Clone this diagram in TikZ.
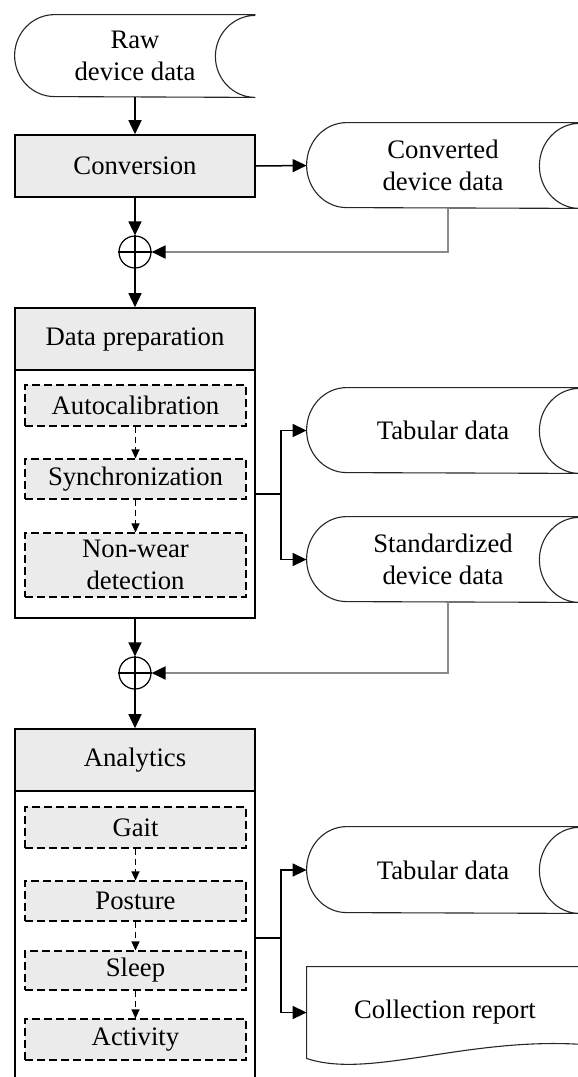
\documentclass[tikz,border=0pt]{standalone}
\usepackage{fontspec}
\setmainfont{Liberation Serif}
\usetikzlibrary{arrows.meta,calc}
\definecolor{boxfill}{HTML}{EBEBEB}
\definecolor{fbline}{HTML}{8A8A8A}
\newcommand\sdshape[2]{%
  \draw[sdline] (#1.north east) -- ([xshift=20pt]#1.north west)
    arc[start angle=90, end angle=270, x radius=20pt, y radius=#2]
    -- (#1.south east)
    arc[start angle=270, end angle=90, x radius=20pt, y radius=#2];}
\begin{document}
\begin{tikzpicture}[x=0.5pt,y=0.5pt,
  every node/.style={font=\fontsize{13.35}{16}\selectfont, inner sep=0pt},
  sdline/.style={draw=black!85, line width=0.55pt},
  datanode/.style={align=center, minimum width=136pt, minimum height=42.5pt},
  procbox/.style={draw, fill=boxfill, line width=0.8pt, minimum width=120pt},
  bodybox/.style={draw, line width=0.8pt, minimum width=120pt},
  subbox/.style={draw, dashed, dash pattern=on 4pt off 2pt, fill=boxfill, line width=0.55pt, minimum width=110.5pt, align=center},
  flow/.style={line width=0.75pt, -{Triangle[length=7pt,width=6.5pt]}},
  subflow/.style={line width=0.55pt, dashed, dash pattern=on 3pt off 2pt, -{Triangle[length=4.5pt,width=4pt]}},
  fb/.style={draw=fbline, line width=1pt, -{Triangle[length=7pt,width=6.5pt,color=black]}},
  sumnode/.style={circle, draw, line width=0.6pt, minimum size=16pt}
]
\useasboundingbox (0,0) rectangle (578,-1077);

% top part
\node[datanode, minimum width=120pt, minimum height=41pt] (raw) at (135,-56) {Raw\\device data};
\sdshape{raw}{20.5pt}
\node[procbox, minimum height=31pt] (conv) at (135,-166) {Conversion};
\node[datanode] (cdata) at (443,-165.5) {Converted\\device data};
\sdshape{cdata}{21.25pt}
\node[sumnode] (sum1) at (135,-252) {};
\draw[line width=0.6pt] (sum1.north) -- (sum1.south) (sum1.west) -- (sum1.east);

\draw[flow] (raw.south) -- (conv.north);
\draw[flow] (conv.east) -- (cdata.west);
\draw[flow] (conv.south) -- (sum1.north);
\draw[fb] ([xshift=2.5pt]cdata.south) |- (sum1.east);

% data preparation
\node[procbox, minimum height=31pt] (prephead) at (135,-339) {Data preparation};
\node[bodybox, minimum height=124pt] (prepbody) at (135,-494) {};
\node[subbox, minimum height=20.5pt] (autocal) at (135.5,-405.5) {Autocalibration};
\node[subbox, minimum height=20pt] (sync) at (135.5,-479) {Synchronization};
\node[subbox, minimum height=32pt] (nonwear) at (135.5,-565) {Non-wear\\detection};
\draw[subflow] (autocal.south) -- (sync.north);
\draw[subflow] (sync.south) -- (nonwear.north);
\draw[flow] (sum1.south) -- (prephead.north);

\node[datanode] (tab1) at (443,-430.5) {Tabular data};
\sdshape{tab1}{21.25pt}
\node[datanode] (std) at (443,-559.5) {Standardized\\device data};
\sdshape{std}{21.25pt}
\draw[line width=0.75pt] (prepbody.east) -- ++(12.5pt,0) coordinate (br1);
\draw[flow] (br1) |- (tab1.west);
\draw[flow] (br1) |- (std.west);

\node[sumnode] (sum2) at (135,-673) {};
\draw[line width=0.6pt] (sum2.north) -- (sum2.south) (sum2.west) -- (sum2.east);
\draw[flow] (prepbody.south) -- (sum2.north);
\draw[fb] ([xshift=2.5pt]std.south) |- (sum2.east);

% analytics
\node[procbox, minimum height=31pt] (anahead) at (135,-760) {Analytics};
\node[bodybox, minimum height=147pt] (anabody) at (135,-938) {};
\draw[flow] (sum2.south) -- (anahead.north);
\node[subbox, minimum height=20.5pt] (gait) at (135.5,-827.5) {Gait};
\node[subbox, minimum height=20pt] (posture) at (135.5,-901) {Posture};
\node[subbox, minimum height=19.5pt] (sleep) at (135.5,-970.5) {Sleep};
\node[subbox, minimum height=20.5pt] (activity) at (135.5,-1039.5) {Activity};
\draw[subflow] (gait.south) -- (posture.north);
\draw[subflow] (posture.south) -- (sleep.north);
\draw[subflow] (sleep.south) -- (activity.north);

\node[datanode, minimum height=43pt] (tab2) at (443,-870) {Tabular data};
\sdshape{tab2}{21.5pt}
\node[minimum width=138pt, minimum height=45.5pt] (rep) at (445,-1012.5) {Collection report};
\draw[sdline] (rep.north east) -- (rep.north west) -- (rep.south west)
  .. controls (370,-1080) and (470,-1035) .. (590,-1045);
\draw[line width=0.75pt] (anabody.east) -- ++(12.5pt,0) coordinate (br2);
\draw[flow] (br2) |- (tab2.west);
\draw[flow] (br2) |- (rep.west);
\end{tikzpicture}
\end{document}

•••

**Task**
Reproduce all of the material exactly, apart from the pictures.

**Final result**
Clone this diagram in TikZ.
\documentclass[tikz,border=0pt]{standalone}
\usepackage{fontspec}
\setmainfont{Liberation Serif}
\usetikzlibrary{arrows.meta,calc}
\definecolor{boxfill}{HTML}{EBEBEB}
\definecolor{fbline}{HTML}{8A8A8A}
\newcommand\sdshape[2]{%
  \draw[sdline] (#1.north east) -- ([xshift=20pt]#1.north west)
    arc[start angle=90, end angle=270, x radius=20pt, y radius=#2]
    -- (#1.south east)
    arc[start angle=270, end angle=90, x radius=20pt, y radius=#2];}
\begin{document}
\begin{tikzpicture}[x=0.5pt,y=0.5pt,
  every node/.style={font=\fontsize{13.35}{16}\selectfont, inner sep=0pt},
  sdline/.style={draw=black!85, line width=0.55pt},
  datanode/.style={align=center, minimum width=136pt, minimum height=42.5pt},
  procbox/.style={draw, fill=boxfill, line width=0.8pt, minimum width=120pt},
  bodybox/.style={draw, line width=0.8pt, minimum width=120pt},
  subbox/.style={draw, dashed, dash pattern=on 4pt off 2pt, fill=boxfill, line width=0.55pt, minimum width=110.5pt, align=center},
  flow/.style={line width=0.75pt, -{Triangle[length=7pt,width=6.5pt]}},
  subflow/.style={line width=0.55pt, dashed, dash pattern=on 3pt off 2pt, -{Triangle[length=4.5pt,width=4pt]}},
  fb/.style={draw=fbline, line width=1pt, -{Triangle[length=7pt,width=6.5pt,color=black]}},
  sumnode/.style={circle, draw, line width=0.6pt, minimum size=16pt}
]
\useasboundingbox (0,0) rectangle (578,-1077);

% top part
\node[datanode, minimum width=120pt, minimum height=41pt] (raw) at (135,-56) {Raw\\device data};
\sdshape{raw}{20.5pt}
\node[procbox, minimum height=31pt] (conv) at (135,-166) {Conversion};
\node[datanode] (cdata) at (443,-165.5) {Converted\\device data};
\sdshape{cdata}{21.25pt}
\node[sumnode] (sum1) at (135,-252) {};
\draw[line width=0.6pt] (sum1.north) -- (sum1.south) (sum1.west) -- (sum1.east);

\draw[flow] (raw.south) -- (conv.north);
\draw[flow] (conv.east) -- (cdata.west);
\draw[flow] (conv.south) -- (sum1.north);
\draw[fb] ([xshift=2.5pt]cdata.south) |- (sum1.east);

% data preparation
\node[procbox, minimum height=31pt] (prephead) at (135,-339) {Data preparation};
\node[bodybox, minimum height=124pt] (prepbody) at (135,-494) {};
\node[subbox, minimum height=20.5pt] (autocal) at (135.5,-405.5) {Autocalibration};
\node[subbox, minimum height=20pt] (sync) at (135.5,-479) {Synchronization};
\node[subbox, minimum height=32pt] (nonwear) at (135.5,-565) {Non-wear\\detection};
\draw[subflow] (autocal.south) -- (sync.north);
\draw[subflow] (sync.south) -- (nonwear.north);
\draw[flow] (sum1.south) -- (prephead.north);

\node[datanode] (tab1) at (443,-430.5) {Tabular data};
\sdshape{tab1}{21.25pt}
\node[datanode] (std) at (443,-559.5) {Standardized\\device data};
\sdshape{std}{21.25pt}
\draw[line width=0.75pt] (prepbody.east) -- ++(12.5pt,0) coordinate (br1);
\draw[flow] (br1) |- (tab1.west);
\draw[flow] (br1) |- (std.west);

\node[sumnode] (sum2) at (135,-673) {};
\draw[line width=0.6pt] (sum2.north) -- (sum2.south) (sum2.west) -- (sum2.east);
\draw[flow] (prepbody.south) -- (sum2.north);
\draw[fb] ([xshift=2.5pt]std.south) |- (sum2.east);

% analytics
\node[procbox, minimum height=31pt] (anahead) at (135,-760) {Analytics};
\node[bodybox, minimum height=147pt] (anabody) at (135,-938) {};
\draw[flow] (sum2.south) -- (anahead.north);
\node[subbox, minimum height=20.5pt] (gait) at (135.5,-827.5) {Gait};
\node[subbox, minimum height=20pt] (posture) at (135.5,-901) {Posture};
\node[subbox, minimum height=19.5pt] (sleep) at (135.5,-970.5) {Sleep};
\node[subbox, minimum height=20.5pt] (activity) at (135.5,-1039.5) {Activity};
\draw[subflow] (gait.south) -- (posture.north);
\draw[subflow] (posture.south) -- (sleep.north);
\draw[subflow] (sleep.south) -- (activity.north);

\node[datanode, minimum height=43pt] (tab2) at (443,-870) {Tabular data};
\sdshape{tab2}{21.5pt}
\node[minimum width=138pt, minimum height=45.5pt] (rep) at (445,-1012.5) {Collection report};
\draw[sdline] (rep.north east) -- (rep.north west) -- (rep.south west)
  .. controls (370,-1080) and (470,-1035) .. (590,-1045);
\draw[line width=0.75pt] (anabody.east) -- ++(12.5pt,0) coordinate (br2);
\draw[flow] (br2) |- (tab2.west);
\draw[flow] (br2) |- (rep.west);
\end{tikzpicture}
\end{document}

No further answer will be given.